3rd Apr 2023, 10:21 PM
Rob Newman
Rob Newman - avatar
5 Réponses
+ 3
Problem solved: I was over thinking the error message and the answer was essentially a slice selection. Of the 11 columns in the dataframe, I only needed to select one column of the dataframe to code in the .idxmax() function. The task was to retrieve the row index ID for the data item in the named column with the highest value. I had got confused by an example which pulled back the max values for a few columns at once for a dataframe and an older version panda library wouldn't accept the numeric only=false toggle. What I hadn't understood was that an indexed dataframe, always includes the index alongside whenever you select a single series in the dataframe.
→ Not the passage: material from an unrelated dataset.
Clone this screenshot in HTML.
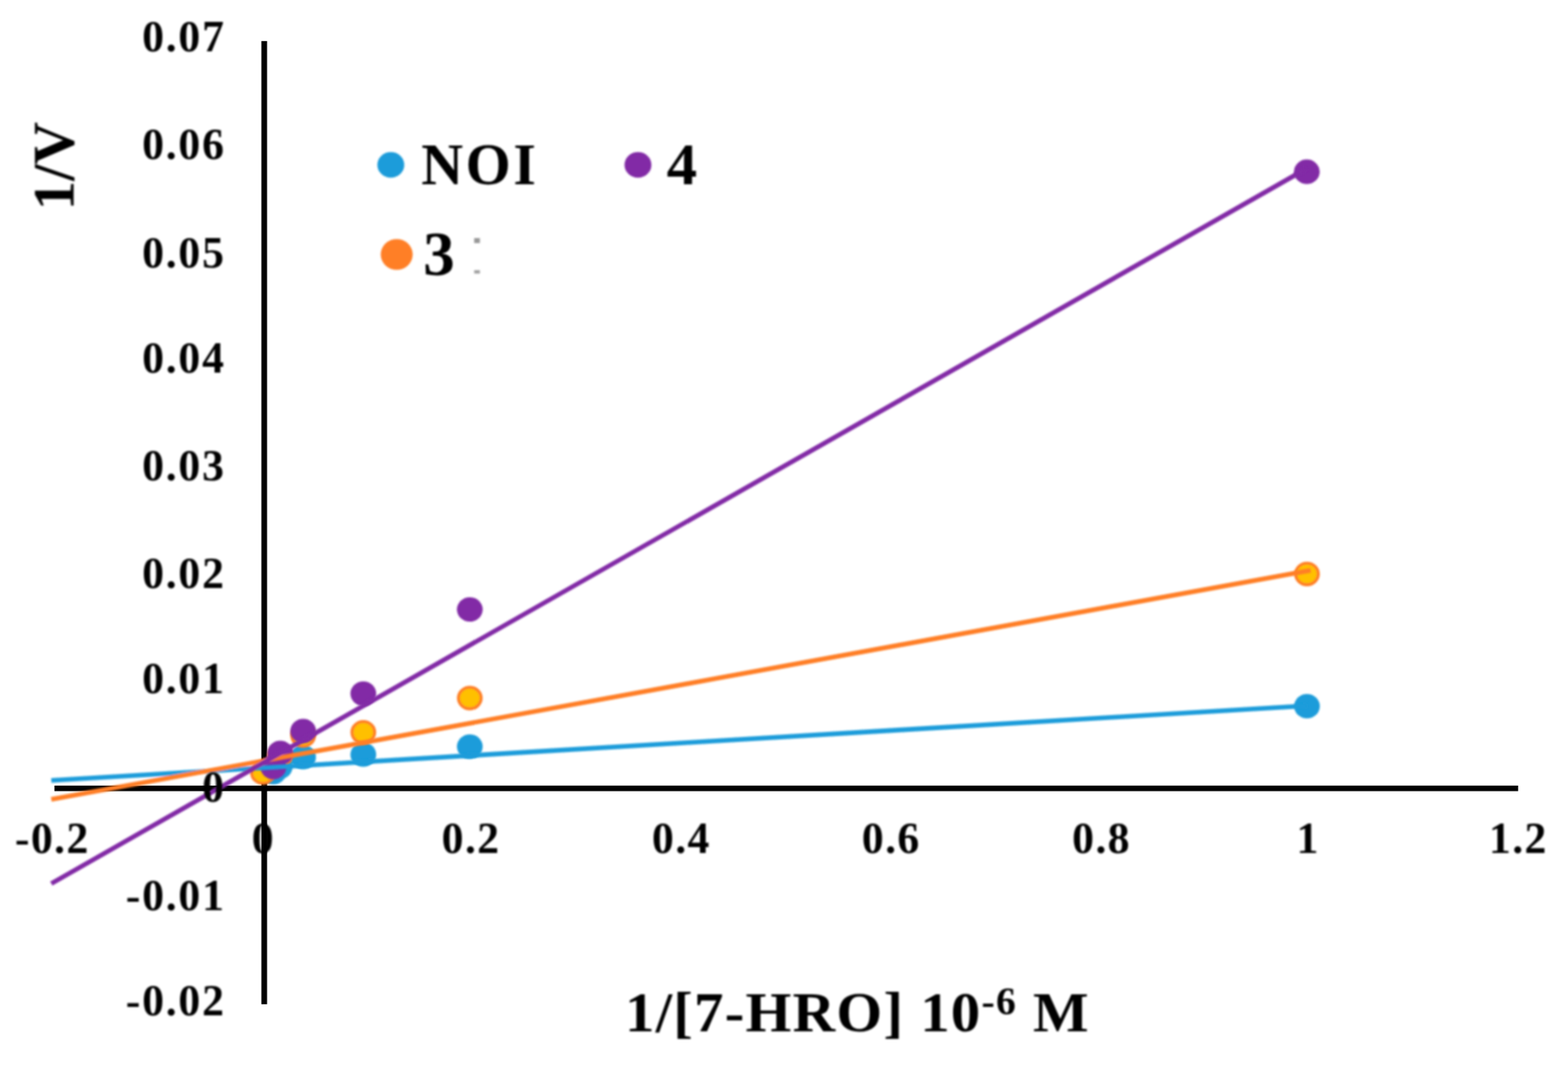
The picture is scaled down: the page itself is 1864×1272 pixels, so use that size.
<!DOCTYPE html>
<html lang="en"><head><meta charset="utf-8"><title>Lineweaver-Burk plot</title>
<style>html,body{margin:0;padding:0;background:#fff}body{width:1864px;height:1272px;overflow:hidden}svg{display:block}text{font-family:"Liberation Serif",serif;font-weight:bold;fill:#000}</style>
</head><body>
<svg width="1864" height="1272" viewBox="0 0 1864 1272">
<defs><filter id="soft" x="0" y="0" width="1864" height="1272" filterUnits="userSpaceOnUse"><feGaussianBlur stdDeviation="1"/></filter></defs>
<rect width="1864" height="1272" fill="#fff"/>
<g id="chart">
<g id="yticks" filter="url(#soft)">
<text transform="translate(268.3 61.2)" font-size="52" letter-spacing="2.1" text-anchor="end">0.07</text>
<text transform="translate(268.3 188.8)" font-size="52" letter-spacing="2.1" text-anchor="end">0.06</text>
<text transform="translate(268.3 317.5)" font-size="52" letter-spacing="2.1" text-anchor="end">0.05</text>
<text transform="translate(268.3 443)" font-size="52" letter-spacing="2.1" text-anchor="end">0.04</text>
<text transform="translate(268.3 570.5)" font-size="52" letter-spacing="2.1" text-anchor="end">0.03</text>
<text transform="translate(268.3 698.5)" font-size="52" letter-spacing="2.1" text-anchor="end">0.02</text>
<text transform="translate(268.3 823.5)" font-size="52" letter-spacing="2.1" text-anchor="end">0.01</text>
<text transform="translate(268.3 1081.5)" font-size="52" letter-spacing="2.1" text-anchor="end">-0.01</text>
<text transform="translate(268.3 1207)" font-size="52" letter-spacing="2.1" text-anchor="end">-0.02</text>
</g>
<g id="xticks" filter="url(#soft)">
<text transform="translate(62.2 1014)" font-size="52" letter-spacing="1.6" text-anchor="middle">-0.2</text>
<text transform="translate(313 1014)" font-size="52" letter-spacing="1.6" text-anchor="middle">0</text>
<text transform="translate(560 1014)" font-size="52" letter-spacing="1.6" text-anchor="middle">0.2</text>
<text transform="translate(810 1014)" font-size="52" letter-spacing="1.6" text-anchor="middle">0.4</text>
<text transform="translate(1059.5 1014)" font-size="52" letter-spacing="1.6" text-anchor="middle">0.6</text>
<text transform="translate(1309.5 1014)" font-size="52" letter-spacing="1.6" text-anchor="middle">0.8</text>
<text transform="translate(1555 1014)" font-size="52" letter-spacing="1.6" text-anchor="middle">1</text>
<text transform="translate(1805 1014)" font-size="52" letter-spacing="1.6" text-anchor="middle">1.2</text>
</g>
<g id="axes" fill="#000">
<rect x="310.7" y="48.8" width="6.8" height="1145"/>
<rect x="64.7" y="933.9" width="1740" height="6.6"/>
</g>
<g id="markers-noi" filter="url(#soft)">
<ellipse cx="325" cy="918" rx="15.3" ry="14.6" fill="#1E9CDA"/>
<ellipse cx="332.5" cy="911.6" rx="15.3" ry="14.6" fill="#1E9CDA"/>
<ellipse cx="360.3" cy="900" rx="15.3" ry="14.6" fill="#1E9CDA"/>
<ellipse cx="431.9" cy="897" rx="15.3" ry="14.6" fill="#1E9CDA"/>
<ellipse cx="558.5" cy="887.6" rx="15.3" ry="14.6" fill="#1E9CDA"/>
<ellipse cx="1553.7" cy="839.5" rx="15.3" ry="14.6" fill="#1E9CDA"/>
</g>
<g id="markers-3" filter="url(#soft)">
<ellipse cx="312.6" cy="918.5" rx="13.5" ry="12.8" fill="#FFC000" stroke="#FF7F27" stroke-width="3.6"/>
<ellipse cx="332.8" cy="898.5" rx="13.5" ry="12.8" fill="#FFC000" stroke="#FF7F27" stroke-width="3.6"/>
<ellipse cx="360.4" cy="874.5" rx="13.5" ry="12.8" fill="#FFC000" stroke="#FF7F27" stroke-width="3.6"/>
<ellipse cx="431.9" cy="870.6" rx="13.5" ry="12.8" fill="#FFC000" stroke="#FF7F27" stroke-width="3.6"/>
<ellipse cx="558.5" cy="829.8" rx="13.5" ry="12.8" fill="#FFC000" stroke="#FF7F27" stroke-width="3.6"/>
<ellipse cx="1553.7" cy="682.3" rx="13.5" ry="12.8" fill="#FFC000" stroke="#FF7F27" stroke-width="3.6"/>
</g>
<g id="markers-4" filter="url(#soft)">
<ellipse cx="325" cy="912" rx="15.3" ry="14.6" fill="#822CA6"/>
<ellipse cx="333.2" cy="895" rx="15.3" ry="14.6" fill="#822CA6"/>
<ellipse cx="360.4" cy="869" rx="15.3" ry="14.6" fill="#822CA6"/>
<ellipse cx="431.9" cy="824.6" rx="15.3" ry="14.6" fill="#822CA6"/>
<ellipse cx="558.5" cy="724.5" rx="15.3" ry="14.6" fill="#822CA6"/>
<ellipse cx="1553.5" cy="204.2" rx="15.3" ry="14.6" fill="#822CA6"/>
</g>
<g id="trendlines" filter="url(#soft)">
<line x1="61" y1="927.8" x2="1553.7" y2="839" stroke="#1E9CDA" stroke-width="5.6"/>
<line x1="61" y1="950.3" x2="1558" y2="677.9" stroke="#FF7F27" stroke-width="5.6"/>
<line x1="61" y1="1050.4" x2="1553.5" y2="200.2" stroke="#822CA6" stroke-width="5.6"/>
</g>
<g id="ytick-zero" filter="url(#soft)">
<text transform="translate(268.3 952.5)" font-size="52" letter-spacing="2.1" text-anchor="end">0</text>
</g>
<g id="legend" filter="url(#soft)">
<ellipse cx="464.6" cy="196" rx="16" ry="15.3" fill="#1E9CDA"/>
<text transform="translate(500.7 219)" font-size="69" letter-spacing="3" text-anchor="start">NOI</text>
<ellipse cx="758.4" cy="196" rx="16" ry="15.3" fill="#822CA6"/>
<text transform="translate(792.6 218.5) scale(1.05 1)" font-size="69" letter-spacing="0" text-anchor="start">4</text>
<ellipse cx="471.6" cy="302.5" rx="19" ry="18.3" fill="#FF7F27"/>
<text transform="translate(503 326.5) scale(1.03 1)" font-size="73" letter-spacing="0" text-anchor="start">3</text>
<rect x="563.7" y="283" width="6.8" height="6" fill="#999"/><rect x="563.7" y="321.2" width="6.8" height="4" fill="#a0a0a0"/>
</g>
<g id="titles" filter="url(#soft)">
<text transform="translate(743 1225.5) scale(1.03 1)" font-size="68" letter-spacing="1.4" text-anchor="start" id="xtitle">1/[7-HRO] 10<tspan font-size="46" dy="-20">-6</tspan><tspan dy="20"> M</tspan></text>
<text transform="translate(87.5 250) rotate(-90)" font-size="70" letter-spacing="0" text-anchor="start" id="ytitle">1/V</text>
</g>
</g>
</svg>
</body></html>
So the answer was as simple as: df.['Avg change%'].idxmax() note: 'Avg change%' being the data column of interest in the data frame. Another non-numeric data column caused the original error. Thank you for the advice, my understanding is improving!
4th Apr 2023, 1:52 PM
Rob Newman
Rob Newman - avatar
+ 6
According to the latest Pandas documentation there is a parameter for this function to exclude non-numeric columns. Check which version of pandas you have installed, to make sure it's available. You could also try excluding the non-numeric column by applying the function to only a slice of the dataframe. df[['A', 'B']] https://pandas.pydata.org/docs/reference/api/pandas.DataFrame.idxmax.html numeric_only bool, default False Include only float, int or boolean data. New in version 1.5.0. In any case, to diagnose "where you messed up in generating your dataframe", one would have to see your actual code. There are no miraculous psychics here who can read your mind.
4th Apr 2023, 4:34 AM
Tibor Santa
Tibor Santa - avatar
+ 4
I'll try applying to a slice excluding the non numeric column , thanks Tibor Santa
4th Apr 2023, 6:26 AM
Rob Newman
Rob Newman - avatar
+ 3
Thanks Tibor Santa I did try the numeric only code switch, error message said the version of pandas does not recognise the numeric inly code switch. I appreciate you're not psychic, I wondered if there was any commands can run to check key attributes of the dataframe to help identify what may be wrong with it The code is in a jupyter notebook in various steps. I'll try to get it copied out together. It reads a csv data file, renames some column headers, adds some columns, filters the data frame and makes a subset copy of the data frame to then run the idxmax function on it. I couldn't see anything wrong in my steps and the AI system confirmed my code and answers correct. I will ask the course tutor today for advice and share back what went wrong.
4th Apr 2023, 6:24 AM
Rob Newman
Rob Newman - avatar
0
Hello dear Rob. Would you mind checking your messages?
19th Sep 2023, 5:41 AM
Azade Asghari
Azade Asghari - avatar